When I hit the send button on that email, I found myself thinking back to my time in a hypercharismatic campus ministry in my freshman year at Carolina. The guys and gals in that bunch believed “bringing the good news of Jesus to UNC” was so important that it justified all manner of despicable tactics—lying about who they really were, guilt-tripping, the lot. I’ve spent the last quarter-century wondering why I went through that chamber of horrors. It has become more apparent to me that it was to see what happens when your cause becomes so important that basic standards of decency have to be thrown out to further it.
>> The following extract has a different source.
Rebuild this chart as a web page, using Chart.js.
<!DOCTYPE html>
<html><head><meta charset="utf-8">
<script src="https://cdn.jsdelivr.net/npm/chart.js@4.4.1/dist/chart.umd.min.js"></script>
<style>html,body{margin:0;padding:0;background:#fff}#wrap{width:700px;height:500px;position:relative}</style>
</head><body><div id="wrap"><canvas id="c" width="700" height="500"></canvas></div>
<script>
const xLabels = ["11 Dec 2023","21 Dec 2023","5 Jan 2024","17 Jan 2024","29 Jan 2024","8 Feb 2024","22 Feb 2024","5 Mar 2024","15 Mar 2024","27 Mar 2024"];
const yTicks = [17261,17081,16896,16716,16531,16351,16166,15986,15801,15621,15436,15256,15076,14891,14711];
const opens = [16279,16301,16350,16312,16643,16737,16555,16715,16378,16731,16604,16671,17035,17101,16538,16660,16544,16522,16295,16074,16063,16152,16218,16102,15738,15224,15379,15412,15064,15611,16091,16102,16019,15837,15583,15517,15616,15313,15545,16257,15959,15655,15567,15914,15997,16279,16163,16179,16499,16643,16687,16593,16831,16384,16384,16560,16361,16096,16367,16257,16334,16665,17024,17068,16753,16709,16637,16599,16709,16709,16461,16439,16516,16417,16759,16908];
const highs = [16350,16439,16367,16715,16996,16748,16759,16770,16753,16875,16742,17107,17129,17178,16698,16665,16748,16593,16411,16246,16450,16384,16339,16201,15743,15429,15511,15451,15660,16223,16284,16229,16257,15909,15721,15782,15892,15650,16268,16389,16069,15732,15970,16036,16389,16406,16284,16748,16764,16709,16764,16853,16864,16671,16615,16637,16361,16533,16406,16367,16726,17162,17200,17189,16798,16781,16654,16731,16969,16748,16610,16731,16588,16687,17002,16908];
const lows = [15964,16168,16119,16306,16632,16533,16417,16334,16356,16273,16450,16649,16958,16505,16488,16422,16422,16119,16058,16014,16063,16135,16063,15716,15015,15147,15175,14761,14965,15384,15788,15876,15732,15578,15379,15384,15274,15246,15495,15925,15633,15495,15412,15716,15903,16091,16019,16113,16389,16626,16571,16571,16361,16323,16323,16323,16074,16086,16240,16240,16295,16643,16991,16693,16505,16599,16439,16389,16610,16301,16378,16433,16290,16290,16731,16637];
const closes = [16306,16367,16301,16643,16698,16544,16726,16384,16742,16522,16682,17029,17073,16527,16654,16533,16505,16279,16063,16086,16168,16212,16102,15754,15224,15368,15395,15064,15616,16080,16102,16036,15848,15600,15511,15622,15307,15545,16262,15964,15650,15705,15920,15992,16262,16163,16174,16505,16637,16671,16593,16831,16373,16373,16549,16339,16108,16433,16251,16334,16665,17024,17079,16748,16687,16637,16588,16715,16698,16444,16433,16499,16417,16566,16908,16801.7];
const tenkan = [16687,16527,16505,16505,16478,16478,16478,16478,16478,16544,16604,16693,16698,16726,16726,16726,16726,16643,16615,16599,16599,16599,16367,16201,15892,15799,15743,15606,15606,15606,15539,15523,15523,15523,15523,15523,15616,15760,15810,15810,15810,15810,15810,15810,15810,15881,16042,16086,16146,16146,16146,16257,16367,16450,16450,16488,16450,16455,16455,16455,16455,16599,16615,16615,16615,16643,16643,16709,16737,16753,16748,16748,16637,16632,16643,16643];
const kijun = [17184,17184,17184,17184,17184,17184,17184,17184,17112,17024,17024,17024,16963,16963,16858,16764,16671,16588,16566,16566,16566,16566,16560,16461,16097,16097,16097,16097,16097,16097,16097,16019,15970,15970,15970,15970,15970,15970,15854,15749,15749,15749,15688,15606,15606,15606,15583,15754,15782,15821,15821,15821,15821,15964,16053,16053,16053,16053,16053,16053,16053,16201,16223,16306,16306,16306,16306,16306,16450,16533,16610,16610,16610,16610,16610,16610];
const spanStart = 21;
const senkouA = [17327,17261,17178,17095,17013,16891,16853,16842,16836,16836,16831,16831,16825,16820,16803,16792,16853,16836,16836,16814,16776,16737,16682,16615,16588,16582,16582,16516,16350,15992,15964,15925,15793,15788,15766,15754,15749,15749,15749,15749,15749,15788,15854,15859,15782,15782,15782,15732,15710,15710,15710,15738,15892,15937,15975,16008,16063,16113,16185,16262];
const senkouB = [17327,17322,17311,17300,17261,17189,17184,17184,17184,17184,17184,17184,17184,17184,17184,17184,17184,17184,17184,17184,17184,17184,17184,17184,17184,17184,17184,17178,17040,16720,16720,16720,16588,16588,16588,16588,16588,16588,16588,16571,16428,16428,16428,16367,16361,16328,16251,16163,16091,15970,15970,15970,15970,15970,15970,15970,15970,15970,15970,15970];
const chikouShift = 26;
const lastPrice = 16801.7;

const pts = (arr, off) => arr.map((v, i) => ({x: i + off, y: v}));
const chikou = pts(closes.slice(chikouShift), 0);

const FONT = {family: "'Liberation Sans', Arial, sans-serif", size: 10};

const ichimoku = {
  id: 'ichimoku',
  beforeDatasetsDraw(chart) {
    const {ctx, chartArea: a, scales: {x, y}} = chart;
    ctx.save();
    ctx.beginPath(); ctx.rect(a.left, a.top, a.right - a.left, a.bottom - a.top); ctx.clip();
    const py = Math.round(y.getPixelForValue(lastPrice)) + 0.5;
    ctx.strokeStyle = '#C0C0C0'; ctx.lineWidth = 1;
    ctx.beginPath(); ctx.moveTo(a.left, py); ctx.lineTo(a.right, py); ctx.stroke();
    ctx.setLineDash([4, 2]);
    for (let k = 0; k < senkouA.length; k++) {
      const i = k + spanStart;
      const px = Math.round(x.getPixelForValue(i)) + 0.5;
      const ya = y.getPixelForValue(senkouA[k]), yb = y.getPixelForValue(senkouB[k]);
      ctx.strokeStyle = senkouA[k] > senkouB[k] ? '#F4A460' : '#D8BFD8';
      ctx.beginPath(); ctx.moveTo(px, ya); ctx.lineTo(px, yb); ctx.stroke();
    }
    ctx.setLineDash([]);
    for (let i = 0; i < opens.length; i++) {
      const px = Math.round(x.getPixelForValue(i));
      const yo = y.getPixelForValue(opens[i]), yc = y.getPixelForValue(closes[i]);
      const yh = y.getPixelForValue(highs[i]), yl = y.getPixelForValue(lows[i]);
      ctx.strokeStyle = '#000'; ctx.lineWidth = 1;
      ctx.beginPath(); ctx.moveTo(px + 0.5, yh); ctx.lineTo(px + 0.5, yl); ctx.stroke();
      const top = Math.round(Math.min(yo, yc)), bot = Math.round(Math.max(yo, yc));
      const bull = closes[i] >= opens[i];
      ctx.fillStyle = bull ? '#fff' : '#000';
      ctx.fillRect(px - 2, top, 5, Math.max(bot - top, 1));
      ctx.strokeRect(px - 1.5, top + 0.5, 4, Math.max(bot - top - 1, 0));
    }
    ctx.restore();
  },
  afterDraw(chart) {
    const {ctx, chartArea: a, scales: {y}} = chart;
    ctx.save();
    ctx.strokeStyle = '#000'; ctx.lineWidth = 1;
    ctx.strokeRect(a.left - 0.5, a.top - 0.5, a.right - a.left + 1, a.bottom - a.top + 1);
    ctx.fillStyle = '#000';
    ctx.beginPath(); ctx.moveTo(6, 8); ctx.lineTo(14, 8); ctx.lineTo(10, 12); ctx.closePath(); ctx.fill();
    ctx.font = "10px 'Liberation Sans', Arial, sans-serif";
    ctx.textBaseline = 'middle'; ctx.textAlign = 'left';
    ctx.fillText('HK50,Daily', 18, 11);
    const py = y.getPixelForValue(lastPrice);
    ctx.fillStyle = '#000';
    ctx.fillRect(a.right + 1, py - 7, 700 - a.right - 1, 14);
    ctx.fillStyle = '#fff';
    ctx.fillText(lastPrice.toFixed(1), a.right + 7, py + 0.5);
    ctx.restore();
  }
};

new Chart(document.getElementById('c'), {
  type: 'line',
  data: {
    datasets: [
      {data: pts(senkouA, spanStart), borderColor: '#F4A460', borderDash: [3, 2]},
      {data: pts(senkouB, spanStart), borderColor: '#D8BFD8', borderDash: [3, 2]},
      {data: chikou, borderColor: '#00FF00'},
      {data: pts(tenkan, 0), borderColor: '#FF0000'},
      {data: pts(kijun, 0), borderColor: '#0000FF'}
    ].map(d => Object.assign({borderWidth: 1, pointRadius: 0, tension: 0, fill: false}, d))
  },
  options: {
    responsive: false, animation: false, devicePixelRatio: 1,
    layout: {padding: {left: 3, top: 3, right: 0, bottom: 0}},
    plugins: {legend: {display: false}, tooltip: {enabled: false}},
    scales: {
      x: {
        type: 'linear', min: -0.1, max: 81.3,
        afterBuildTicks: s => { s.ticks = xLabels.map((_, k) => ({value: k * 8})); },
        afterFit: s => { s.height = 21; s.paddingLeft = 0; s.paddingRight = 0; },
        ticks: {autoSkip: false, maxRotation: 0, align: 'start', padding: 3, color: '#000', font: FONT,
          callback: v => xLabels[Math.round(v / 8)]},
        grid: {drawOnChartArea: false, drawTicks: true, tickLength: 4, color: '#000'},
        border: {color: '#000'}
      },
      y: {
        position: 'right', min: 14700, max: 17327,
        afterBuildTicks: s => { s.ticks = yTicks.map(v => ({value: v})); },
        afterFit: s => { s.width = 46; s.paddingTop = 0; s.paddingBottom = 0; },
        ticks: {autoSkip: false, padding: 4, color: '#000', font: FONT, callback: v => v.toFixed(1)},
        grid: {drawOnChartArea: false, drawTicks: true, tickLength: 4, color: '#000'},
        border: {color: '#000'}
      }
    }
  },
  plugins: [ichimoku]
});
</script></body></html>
What Jordan is doing here is no different. He believes that debunking the claims of a massive sexual assault scandal in the SBC, as well as exonerating Graham and Langworthy, are so important that he must engage in behavior that any reasonable person would consider to be harassment. Even without his almost Trumpian misrepresentation of the facts, the fact that he has no qualms about harassing his own daughter is enough that no responsible journalist should engage with him.
Excellent, as always, Darrell. I'm sorry you had to deal with the bullying you encountered simply by reporting the truth. Thank you for wading through all this appalling stuff so the rest of us don't have to!
Evangelical Christianity has become its own worst enemy and they are hurting thousands of people in the process. With them, anything they do, any deception is OK if it brings people to Jesus. They don't see the disingenuousness, the irony. They are causing harm and don't get it. For a good many in the large churches, it's about money.